Could you write out the opening lines of the data, word for word, stopping after the line that contains "1.0681, 1.1310, 1.1938];"?
☆ ☆ ☆
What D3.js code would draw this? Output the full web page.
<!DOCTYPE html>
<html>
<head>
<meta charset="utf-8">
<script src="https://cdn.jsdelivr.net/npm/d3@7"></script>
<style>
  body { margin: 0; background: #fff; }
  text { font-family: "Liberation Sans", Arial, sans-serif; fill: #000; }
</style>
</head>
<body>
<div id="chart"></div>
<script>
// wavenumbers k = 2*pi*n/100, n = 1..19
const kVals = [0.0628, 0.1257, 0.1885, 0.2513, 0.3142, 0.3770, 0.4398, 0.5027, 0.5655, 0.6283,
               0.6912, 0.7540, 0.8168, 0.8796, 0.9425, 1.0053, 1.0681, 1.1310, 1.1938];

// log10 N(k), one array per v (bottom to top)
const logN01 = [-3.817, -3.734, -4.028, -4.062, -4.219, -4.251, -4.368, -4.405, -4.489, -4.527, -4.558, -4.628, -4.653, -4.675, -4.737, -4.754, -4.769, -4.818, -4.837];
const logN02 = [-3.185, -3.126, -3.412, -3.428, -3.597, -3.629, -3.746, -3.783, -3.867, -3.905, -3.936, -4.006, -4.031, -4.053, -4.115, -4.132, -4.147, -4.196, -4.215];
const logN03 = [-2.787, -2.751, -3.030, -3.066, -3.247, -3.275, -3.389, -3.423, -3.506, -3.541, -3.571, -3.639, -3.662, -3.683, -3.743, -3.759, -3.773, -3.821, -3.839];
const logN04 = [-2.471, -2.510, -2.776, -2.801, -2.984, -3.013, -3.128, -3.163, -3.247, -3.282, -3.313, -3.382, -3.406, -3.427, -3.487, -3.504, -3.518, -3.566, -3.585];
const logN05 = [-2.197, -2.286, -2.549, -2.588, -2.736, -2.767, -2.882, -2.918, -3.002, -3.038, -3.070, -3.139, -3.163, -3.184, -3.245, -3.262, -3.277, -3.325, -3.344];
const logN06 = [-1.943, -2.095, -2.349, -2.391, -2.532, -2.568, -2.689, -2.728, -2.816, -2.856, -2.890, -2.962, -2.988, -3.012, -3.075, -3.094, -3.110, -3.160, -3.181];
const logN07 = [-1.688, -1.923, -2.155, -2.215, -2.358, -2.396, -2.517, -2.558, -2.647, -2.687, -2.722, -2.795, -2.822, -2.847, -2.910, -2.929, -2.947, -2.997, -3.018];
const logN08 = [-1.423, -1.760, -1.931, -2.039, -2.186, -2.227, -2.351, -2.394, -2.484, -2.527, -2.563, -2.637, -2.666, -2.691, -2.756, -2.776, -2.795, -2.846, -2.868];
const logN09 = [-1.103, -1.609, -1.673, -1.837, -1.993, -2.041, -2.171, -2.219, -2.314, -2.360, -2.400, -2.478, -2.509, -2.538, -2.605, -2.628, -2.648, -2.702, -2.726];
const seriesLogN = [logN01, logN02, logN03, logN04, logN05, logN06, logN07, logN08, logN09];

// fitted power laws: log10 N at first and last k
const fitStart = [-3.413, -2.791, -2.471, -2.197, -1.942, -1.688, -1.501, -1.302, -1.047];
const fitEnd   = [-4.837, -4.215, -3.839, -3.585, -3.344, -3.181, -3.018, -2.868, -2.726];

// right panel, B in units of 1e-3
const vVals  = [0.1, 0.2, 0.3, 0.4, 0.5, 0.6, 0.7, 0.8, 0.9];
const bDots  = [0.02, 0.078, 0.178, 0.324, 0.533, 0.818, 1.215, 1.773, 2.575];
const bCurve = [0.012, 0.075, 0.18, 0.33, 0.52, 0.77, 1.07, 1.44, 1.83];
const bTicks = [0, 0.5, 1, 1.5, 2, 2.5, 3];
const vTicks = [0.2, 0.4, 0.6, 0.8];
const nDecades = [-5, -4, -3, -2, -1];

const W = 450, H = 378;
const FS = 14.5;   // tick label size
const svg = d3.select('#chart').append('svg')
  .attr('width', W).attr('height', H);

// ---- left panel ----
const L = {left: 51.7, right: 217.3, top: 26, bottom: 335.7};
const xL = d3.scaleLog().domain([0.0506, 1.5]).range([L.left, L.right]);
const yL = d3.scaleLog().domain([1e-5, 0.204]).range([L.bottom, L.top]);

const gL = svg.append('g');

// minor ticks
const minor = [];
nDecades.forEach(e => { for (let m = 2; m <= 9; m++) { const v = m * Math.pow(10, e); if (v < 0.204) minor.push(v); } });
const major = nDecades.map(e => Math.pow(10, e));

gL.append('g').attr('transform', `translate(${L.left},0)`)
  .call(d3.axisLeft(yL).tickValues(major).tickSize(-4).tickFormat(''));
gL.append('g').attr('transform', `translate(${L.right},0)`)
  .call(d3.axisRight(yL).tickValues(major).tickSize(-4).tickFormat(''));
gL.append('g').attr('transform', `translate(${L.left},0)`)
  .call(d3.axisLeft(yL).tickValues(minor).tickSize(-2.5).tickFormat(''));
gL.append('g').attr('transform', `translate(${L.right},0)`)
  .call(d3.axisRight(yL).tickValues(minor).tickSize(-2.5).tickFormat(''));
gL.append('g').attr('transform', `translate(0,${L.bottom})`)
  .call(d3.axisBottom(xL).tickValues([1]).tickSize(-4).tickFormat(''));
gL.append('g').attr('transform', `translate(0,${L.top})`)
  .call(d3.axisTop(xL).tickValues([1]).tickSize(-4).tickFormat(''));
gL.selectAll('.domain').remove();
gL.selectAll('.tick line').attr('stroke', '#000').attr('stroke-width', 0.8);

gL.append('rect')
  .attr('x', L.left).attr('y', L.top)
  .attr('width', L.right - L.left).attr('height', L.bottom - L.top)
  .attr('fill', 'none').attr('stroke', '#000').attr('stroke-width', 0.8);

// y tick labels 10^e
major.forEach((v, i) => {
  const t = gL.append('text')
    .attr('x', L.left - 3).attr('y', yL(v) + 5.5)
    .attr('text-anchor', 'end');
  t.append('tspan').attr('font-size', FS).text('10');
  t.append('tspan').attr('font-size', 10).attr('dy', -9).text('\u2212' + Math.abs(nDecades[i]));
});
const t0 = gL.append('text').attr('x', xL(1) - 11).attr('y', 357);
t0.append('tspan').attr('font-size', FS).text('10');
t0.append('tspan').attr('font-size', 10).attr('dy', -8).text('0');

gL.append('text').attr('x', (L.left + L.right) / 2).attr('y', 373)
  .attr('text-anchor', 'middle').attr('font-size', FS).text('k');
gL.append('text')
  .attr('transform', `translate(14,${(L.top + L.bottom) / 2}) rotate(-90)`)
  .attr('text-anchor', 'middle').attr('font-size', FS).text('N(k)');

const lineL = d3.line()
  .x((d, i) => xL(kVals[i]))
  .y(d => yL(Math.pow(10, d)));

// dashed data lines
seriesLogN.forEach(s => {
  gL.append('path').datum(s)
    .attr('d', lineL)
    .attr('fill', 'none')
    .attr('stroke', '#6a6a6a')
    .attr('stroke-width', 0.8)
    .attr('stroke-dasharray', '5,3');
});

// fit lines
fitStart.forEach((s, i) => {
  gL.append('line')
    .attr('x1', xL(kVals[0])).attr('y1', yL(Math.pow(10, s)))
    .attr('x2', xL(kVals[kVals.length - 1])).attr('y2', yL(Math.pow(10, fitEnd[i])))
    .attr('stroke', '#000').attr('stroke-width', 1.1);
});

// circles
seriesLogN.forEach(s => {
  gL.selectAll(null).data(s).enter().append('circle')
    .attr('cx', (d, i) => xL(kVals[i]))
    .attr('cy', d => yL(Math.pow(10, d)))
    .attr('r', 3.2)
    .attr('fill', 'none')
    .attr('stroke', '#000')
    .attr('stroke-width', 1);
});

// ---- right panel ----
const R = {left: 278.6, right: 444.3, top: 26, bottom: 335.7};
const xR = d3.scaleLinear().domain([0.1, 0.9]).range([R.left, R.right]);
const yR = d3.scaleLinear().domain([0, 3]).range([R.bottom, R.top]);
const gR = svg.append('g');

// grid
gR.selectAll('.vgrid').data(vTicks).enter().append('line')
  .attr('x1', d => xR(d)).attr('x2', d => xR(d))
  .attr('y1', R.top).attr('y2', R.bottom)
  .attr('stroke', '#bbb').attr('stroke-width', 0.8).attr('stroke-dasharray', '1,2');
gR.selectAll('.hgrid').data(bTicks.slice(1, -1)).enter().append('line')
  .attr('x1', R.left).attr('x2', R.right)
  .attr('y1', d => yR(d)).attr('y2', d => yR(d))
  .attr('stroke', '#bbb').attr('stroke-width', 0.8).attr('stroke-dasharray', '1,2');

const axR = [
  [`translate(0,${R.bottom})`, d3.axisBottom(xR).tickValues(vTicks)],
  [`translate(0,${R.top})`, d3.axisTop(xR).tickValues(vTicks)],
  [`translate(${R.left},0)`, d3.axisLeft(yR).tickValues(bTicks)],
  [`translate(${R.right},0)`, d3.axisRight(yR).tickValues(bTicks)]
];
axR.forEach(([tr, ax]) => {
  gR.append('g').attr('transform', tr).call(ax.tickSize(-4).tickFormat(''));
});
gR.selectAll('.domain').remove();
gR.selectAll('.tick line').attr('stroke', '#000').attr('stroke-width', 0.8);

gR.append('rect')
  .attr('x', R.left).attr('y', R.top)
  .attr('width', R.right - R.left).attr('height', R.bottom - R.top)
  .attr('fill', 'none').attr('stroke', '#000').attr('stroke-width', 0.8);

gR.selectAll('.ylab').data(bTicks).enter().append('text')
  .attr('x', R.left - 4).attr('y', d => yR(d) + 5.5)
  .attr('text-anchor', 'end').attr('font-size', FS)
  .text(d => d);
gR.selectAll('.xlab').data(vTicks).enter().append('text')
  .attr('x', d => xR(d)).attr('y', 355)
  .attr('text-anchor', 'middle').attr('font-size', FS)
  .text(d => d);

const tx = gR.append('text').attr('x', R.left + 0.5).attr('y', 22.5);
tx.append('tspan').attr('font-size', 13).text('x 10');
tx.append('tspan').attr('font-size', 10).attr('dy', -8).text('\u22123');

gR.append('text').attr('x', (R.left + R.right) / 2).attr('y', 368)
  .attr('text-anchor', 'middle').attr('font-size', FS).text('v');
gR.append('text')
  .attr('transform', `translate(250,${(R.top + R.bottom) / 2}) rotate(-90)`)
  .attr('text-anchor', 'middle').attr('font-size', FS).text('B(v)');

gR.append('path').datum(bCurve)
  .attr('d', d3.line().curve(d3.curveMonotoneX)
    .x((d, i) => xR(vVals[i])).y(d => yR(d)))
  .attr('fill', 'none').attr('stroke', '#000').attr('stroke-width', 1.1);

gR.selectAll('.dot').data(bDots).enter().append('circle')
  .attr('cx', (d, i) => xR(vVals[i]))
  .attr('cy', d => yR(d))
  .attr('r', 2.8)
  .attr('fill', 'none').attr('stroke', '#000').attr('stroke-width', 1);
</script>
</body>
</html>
☆ ☆ ☆
RESPONSE TO THE TASK:
What D3.js code would draw this? Output the full web page.
<!DOCTYPE html>
<html>
<head>
<meta charset="utf-8">
<script src="https://cdn.jsdelivr.net/npm/d3@7"></script>
<style>
  body { margin: 0; background: #fff; }
  text { font-family: "Liberation Sans", Arial, sans-serif; fill: #000; }
</style>
</head>
<body>
<div id="chart"></div>
<script>
// wavenumbers k = 2*pi*n/100, n = 1..19
const kVals = [0.0628, 0.1257, 0.1885, 0.2513, 0.3142, 0.3770, 0.4398, 0.5027, 0.5655, 0.6283,
               0.6912, 0.7540, 0.8168, 0.8796, 0.9425, 1.0053, 1.0681, 1.1310, 1.1938];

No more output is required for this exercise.